しかし、そんな「糸電話」を心の底から信じたつばめが、自分の切れかかっていた繋がりを取り戻してくれました。だからこそそんなつばめへの感謝の思いも込めて星ばあは「糸電話」を選択したのでしょう。
そして、私がこのシーンが演出的に大好きなのは、星ばあの声が一切観客の私たちには聞こえない設計になっている点です。
私たちに聞こえることはありませんし、ましてや当のつばめにも聞こえているかどうかは私たちには判断できかねます。
それでも、「糸電話」に耳を傾ける彼女の表情が、きっと彼女には何かが聞こえているのだとそう思わせてくれますし、彼女が天へと旅立った星ばあと「まだ繋がっている」のだと確かに感じさせてくれます。
邦画(特に大作)では、心情や状況を語りすぎて映画の「余白」を消してしまっている作品が散見されます。
そんな中で藤井道人監督は、しっかりと「余白」を残すことで、観客に多くを想像させるような作りにしていますし、この演出が見終わってからもこの映画が観客の心を掴んで離さない重要なフックになっていると言えます。
おわりに
いかがだったでしょうか。
今回は映画『宇宙でいちばんあかるい屋根』についてお話してきました。
桃井かおりさんのドスの効いたと言いますか、重みのある演技も凄まじかったのですが、それに対して1歩も引くことなく堂々たる演技を披露した清原さんも圧巻でした。
朝ドラの主演も既に決まっているようですが、今後が楽しみな女優の1人ですね。
そして、本作は藤井道人監督の作品だったわけですが、とにかく1つ1つの演出の丁寧さやディテールの部分でアッと言わせるような趣向に何度も感動しました。

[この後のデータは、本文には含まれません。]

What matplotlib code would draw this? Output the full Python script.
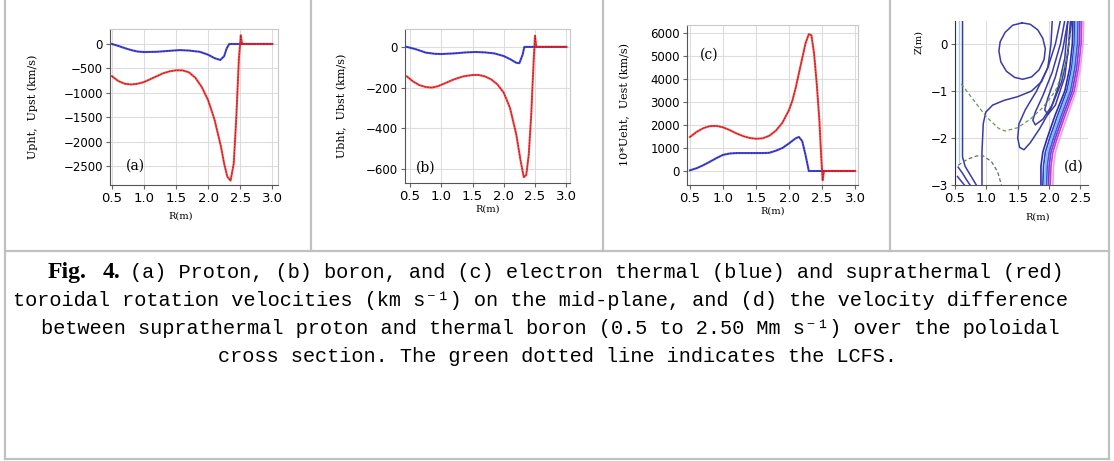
import matplotlib.pyplot as plt

W, H = 1114, 461

# ---- panel (a): proton ----
a_R_th = [0.5, 0.6, 0.7, 0.8, 0.9, 1.0, 1.2, 1.4, 1.56, 1.7, 1.87, 2.0, 2.1, 2.19, 2.25, 2.29, 2.33, 3.0]
a_U_th = [0, -40, -85, -125, -155, -165, -160, -140, -125, -135, -160, -220, -290, -328, -250, -90, 0, 0]
a_R_st = [0.5, 0.6, 0.7, 0.8, 0.9, 1.0, 1.1, 1.2, 1.3, 1.4, 1.5, 1.6, 1.7, 1.8, 1.9, 2.0,
          2.1, 2.2, 2.25, 2.3, 2.35, 2.4, 2.44, 2.48, 2.51, 2.53, 3.0]
a_U_st = [-660, -760, -815, -830, -815, -780, -720, -660, -600, -560, -540, -540, -580, -690, -880, -1150,
          -1550, -2100, -2450, -2720, -2800, -2450, -1500, -300, 180, 0, 0]

# ---- panel (b): boron ----
b_R_th = [0.45, 0.6, 0.75, 0.9, 1.0, 1.2, 1.4, 1.55, 1.7, 1.85, 2.0, 2.1, 2.2, 2.25, 2.3, 2.33, 3.0]
b_U_th = [0, -12, -28, -34, -35, -32, -27, -25, -27, -32, -45, -60, -78, -80, -40, 0, 0]
b_R_st = [0.45, 0.55, 0.65, 0.75, 0.85, 0.95, 1.05, 1.2, 1.35, 1.5, 1.6, 1.7, 1.8, 1.9, 2.0,
          2.1, 2.2, 2.27, 2.32, 2.36, 2.4, 2.44, 2.48, 2.5, 2.52, 3.0]
b_U_st = [-145, -170, -188, -197, -200, -193, -180, -160, -145, -138, -138, -145, -160, -185, -225,
          -300, -430, -560, -640, -630, -530, -330, -60, 55, 0, 0]

# ---- panel (c): electron ----
c_R_th = [0.5, 0.6, 0.7, 0.8, 0.9, 1.0, 1.1, 1.2, 1.4, 1.6, 1.7, 1.8, 1.9, 2.0, 2.1, 2.15, 2.2, 2.25, 2.3, 3.0]
c_U_th = [30, 120, 250, 400, 560, 700, 760, 780, 780, 780, 790, 880, 1000, 1200, 1420, 1480, 1300, 700, 0, 0]
c_R_st = [0.5, 0.6, 0.7, 0.8, 0.9, 1.0, 1.1, 1.2, 1.3, 1.4, 1.5, 1.6, 1.7, 1.8, 1.9, 2.0, 2.05,
          2.1, 2.15, 2.2, 2.25, 2.3, 2.34, 2.38, 2.42, 2.46, 2.49, 2.51, 2.53, 3.0]
c_U_st = [1480, 1700, 1860, 1950, 1960, 1900, 1780, 1640, 1520, 1440, 1400, 1420, 1530, 1750, 2100, 2650, 3050,
          3600, 4250, 4900, 5550, 5950, 5900, 5100, 3800, 2200, 500, -400, 0, 0]

# ---- panel (d): contour paths (R, Z) ----
d_blue = [
    # closed loop around the centre
    ([1.57, 1.42, 1.3, 1.22, 1.2, 1.23, 1.32, 1.45, 1.58, 1.72, 1.84, 1.92, 1.94, 1.9, 1.82, 1.7, 1.57],
     [0.45, 0.4, 0.25, 0.05, -0.15, -0.38, -0.58, -0.71, -0.75, -0.7, -0.55, -0.33, -0.1, 0.12, 0.3, 0.42, 0.45]),
    # outer U that drops to the bottom
    ([2.05, 2.03, 1.98, 1.88, 1.72, 1.5, 1.28, 1.1, 0.99, 0.95, 0.93, 0.93],
     [0.5, 0.0, -0.5, -0.8, -1.0, -1.12, -1.2, -1.3, -1.45, -1.7, -2.3, -3.0]),
    # tongue 1
    ([2.18, 2.1, 1.98, 1.8, 1.62, 1.52, 1.5, 1.53, 1.6, 1.7, 1.85, 2.02, 2.15, 2.25, 2.3],
     [0.5, 0.0, -0.5, -1.0, -1.4, -1.7, -2.0, -2.2, -2.25, -2.1, -1.8, -1.4, -0.9, -0.3, 0.5]),
    # tongue 2
    ([2.25, 2.18, 2.05, 1.9, 1.78, 1.74, 1.78, 1.9, 2.05, 2.2, 2.3, 2.34],
     [0.5, 0.0, -0.6, -1.1, -1.45, -1.62, -1.72, -1.6, -1.3, -0.8, -0.2, 0.5]),
    # tongue 3
    ([2.3, 2.22, 2.1, 1.98, 1.93, 1.98, 2.1, 2.25, 2.36],
     [0.5, -0.1, -0.7, -1.15, -1.4, -1.5, -1.3, -0.7, 0.5]),
    # left edge and lower-left corner
    ([0.62, 0.62, 0.62, 0.66, 0.75, 0.84],
     [0.5, -1.0, -2.4, -2.6, -2.8, -3.0]),
    ([0.55, 0.62, 0.68, 0.74],
     [-2.62, -2.75, -2.88, -3.0]),
    ([0.54, 0.6, 0.65],
     [-2.82, -2.92, -3.0]),
]
d_edge = [
    # dense lines towards the outer edge, inner to outer
    ([2.38, 2.37, 2.33, 2.25, 2.1, 1.97, 1.9, 1.87, 1.87], [0.5, 0.0, -0.5, -1.0, -1.5, -2.0, -2.3, -2.6, -3.0], '#2b2bb8'),
    ([2.41, 2.4, 2.36, 2.28, 2.14, 2.01, 1.94, 1.91, 1.9], [0.5, 0.0, -0.5, -1.0, -1.5, -2.0, -2.3, -2.6, -3.0], '#3b3bd0'),
    ([2.43, 2.42, 2.38, 2.31, 2.17, 2.04, 1.97, 1.94, 1.93], [0.5, 0.0, -0.5, -1.0, -1.5, -2.0, -2.3, -2.6, -3.0], '#60c8e8'),
    ([2.46, 2.45, 2.41, 2.34, 2.2, 2.07, 2.0, 1.97, 1.96], [0.5, 0.0, -0.5, -1.0, -1.5, -2.0, -2.3, -2.6, -3.0], '#5050e0'),
    ([2.49, 2.48, 2.44, 2.37, 2.23, 2.1, 2.03, 2.0, 1.99], [0.5, 0.0, -0.5, -1.0, -1.5, -2.0, -2.3, -2.6, -3.0], '#7a3ad8'),
    ([2.52, 2.51, 2.47, 2.4, 2.26, 2.13, 2.06, 2.03, 2.02], [0.5, 0.0, -0.5, -1.0, -1.5, -2.0, -2.3, -2.6, -3.0], '#c040d0'),
    ([2.55, 2.54, 2.5, 2.43, 2.3, 2.17, 2.1, 2.07, 2.06], [0.5, 0.0, -0.5, -1.0, -1.5, -2.0, -2.3, -2.6, -3.0], '#f0a0e0'),
]
lcfs_R = [0.6, 0.8, 1.0, 1.2, 1.3, 1.5, 1.7, 1.9, 2.1, 2.25, 2.35]
lcfs_Z = [-0.85, -1.2, -1.55, -1.8, -1.85, -1.78, -1.6, -1.35, -1.0, -0.5, 0.3]
arc_R = [0.55, 0.7, 0.85, 0.95, 1.08, 1.18, 1.24]
arc_Z = [-2.58, -2.45, -2.38, -2.38, -2.5, -2.72, -3.0]

caption = [
    "toroidal rotation velocities (km s\u207b\u00b9) on the mid-plane, and (d) the velocity difference",
    "between suprathermal proton and thermal boron (0.5 to 2.50 Mm s\u207b\u00b9) over the poloidal",
    "cross section. The green dotted line indicates the LCFS.",
]
caption_first = "(a) Proton, (b) boron, and (c) electron thermal (blue) and suprathermal (red)"


def px_axes(fig, left, top, right, bottom):
    return fig.add_axes([left / W, 1 - bottom / H, (right - left) / W, (bottom - top) / H])


def style(ax, xlim, ylim, yticks, ylabel, xticks=(0.5, 1.0, 1.5, 2.0, 2.5, 3.0)):
    ax.set_xlim(*xlim)
    ax.set_ylim(*ylim)
    ax.set_xticks(xticks)
    ax.set_yticks(yticks)
    ax.grid(True, color='#dddddd', lw=0.8)
    ax.set_axisbelow(True)
    ax.tick_params(axis='x', labelsize=9.5, length=3, color='#666666', pad=2)
    ax.tick_params(axis='y', labelsize=8.5, length=3, color='#666666', pad=2)
    for s in ['left', 'bottom']:
        ax.spines[s].set_color('#555555')
    for s in ['top', 'right']:
        ax.spines[s].set_color('#c8c8c8')
    ax.set_xlabel('R(m)', family='DejaVu Serif', fontsize=7, labelpad=1)
    ax.set_ylabel(ylabel, family='DejaVu Serif', fontsize=8)


def curve(ax, R, U, color, core):
    ax.plot(R, U, color=color, lw=1.5, alpha=0.85)
    ax.plot(R, U, color=core, lw=0.6, ls=(0, (2, 1.5)), alpha=0.7)


fig = plt.figure(figsize=(W / 100, H / 100), dpi=100)

# frame of the table
bg = fig.add_axes([0, 0, 1, 1], zorder=-5)
bg.set_xlim(0, W)
bg.set_ylim(H, 0)
bg.axis('off')
gc = '#c0c0c0'
bg.plot([5, 5], [0, 459], color=gc, lw=1.6)
bg.plot([1109, 1109], [0, 459], color=gc, lw=1.6)
bg.plot([5, 1109], [459, 459], color=gc, lw=1.6)
bg.plot([5, 1109], [251, 251], color=gc, lw=1.6)
for xv in [311, 603, 890]:
    bg.plot([xv, xv], [0, 251], color=gc, lw=1.6)

# caption
bg.text(48, 272, "Fig.", family='Liberation Serif', weight='bold', fontsize=17, va='center', ha='left')
bg.text(103, 272, "4.", family='Liberation Serif', weight='bold', fontsize=17, va='center', ha='left')
mono = ['Liberation Mono', 'DejaVu Sans Mono']
bg.text(130, 272, caption_first, family=mono, fontsize=14.6, va='center', ha='left')
for (x0, y0), line in zip([(13, 300), (41, 328), (218, 356)], caption):
    bg.text(x0, y0, line, family=mono, fontsize=14.6, va='center', ha='left')

# (a)
ax = px_axes(fig, 110, 29, 278, 185)
curve(ax, a_R_th, a_U_th, '#2a2ae0', '#101050')
curve(ax, a_R_st, a_U_st, '#ff2020', '#6a1010')
style(ax, (0.47, 3.09), (-2890, 307), [0, -500, -1000, -1500, -2000, -2500], 'Upht,  Upst (km/s)')
ax.xaxis.set_label_coords(0.42, -0.17)
ax.yaxis.set_label_coords(-0.43, 0.5)
ax.text(0.72, -2500, '(a)', family='DejaVu Serif', fontsize=10, va='center')

# (b)
ax = px_axes(fig, 405, 29, 570, 183)
curve(ax, b_R_th, b_U_th, '#2a2ae0', '#101050')
curve(ax, b_R_st, b_U_st, '#ff2020', '#6a1010')
style(ax, (0.42, 3.06), (-669, 88), [0, -200, -400, -600], 'Ubht,  Ubst (km/s)')
ax.yaxis.set_label_coords(-0.35, 0.5)
ax.text(0.6, -595, '(b)', family='DejaVu Serif', fontsize=10, va='center')

# (c)
ax = px_axes(fig, 687, 25, 858, 185)
curve(ax, c_R_th, c_U_th, '#2a2ae0', '#101050')
curve(ax, c_R_st, c_U_st, '#ff2020', '#6a1010')
style(ax, (0.455, 3.045), (-609, 6348), [0, 1000, 2000, 3000, 4000, 5000, 6000], '10*Ueht,  Uest (km/s)')
ax.yaxis.set_label_coords(-0.33, 0.5)
ax.text(0.65, 5050, '(c)', family='DejaVu Serif', fontsize=10, va='center')

# (d)
ax = px_axes(fig, 955, 21, 1088, 185)
ax.plot([0.56, 0.56], [0.5, -2.5], color='#9fd0f0', lw=1.0)
for R, Z in d_blue:
    ax.plot(R, Z, color='#3a3aa8', lw=1.1)
for R, Z, col in d_edge:
    ax.plot(R, Z, color=col, lw=1.2)
ax.plot(lcfs_R, lcfs_Z, color='#6a9a50', lw=0.9, ls=(0, (3, 2)))
ax.plot(arc_R, arc_Z, color='#607060', lw=0.9, ls=(0, (3, 2)))
ax.set_xlim(0.5, 2.62)
ax.set_ylim(-3.0, 0.49)
ax.set_xticks([0.5, 1.0, 1.5, 2.0, 2.5])
ax.set_yticks([0, -1, -2, -3])
ax.grid(True, color='#dddddd', lw=0.8)
ax.set_axisbelow(True)
ax.tick_params(axis='x', labelsize=9.5, length=3, color='#666666', pad=2)
ax.tick_params(axis='y', labelsize=8.5, length=3, color='#666666', pad=2)
ax.spines['left'].set_color('#333333')
ax.spines['bottom'].set_color('#555555')
ax.spines['top'].set_visible(False)
ax.spines['right'].set_visible(False)
ax.set_xlabel('R(m)', family='DejaVu Serif', fontsize=7, labelpad=1)
ax.set_ylabel('Z(m)', family='DejaVu Serif', fontsize=7)
ax.xaxis.set_label_coords(0.62, -0.17)
ax.yaxis.set_label_coords(-0.24, 0.87)
ax.text(2.23, -2.6, '(d)', family='DejaVu Serif', fontsize=10, va='center')

fig.savefig('out.png', dpi=100)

過剰に演出をしてエモーションを煽るのではなく、役者の演技に寄り添い最低限度の演出と程よい余韻で観客の心の内からエモーションを自然と浮かび上がらせるようなそんな映画になっていたと思います。
1話完結の話の連作のような形式になっている作品ですが、不思議と「ぶつ切り感」はなく、きちんと1つのつながった物語として違和感なく楽しめたのも、そんな監督の手腕と言えるかもしれませんね。
今回も読んでくださった方、ありがとうございました。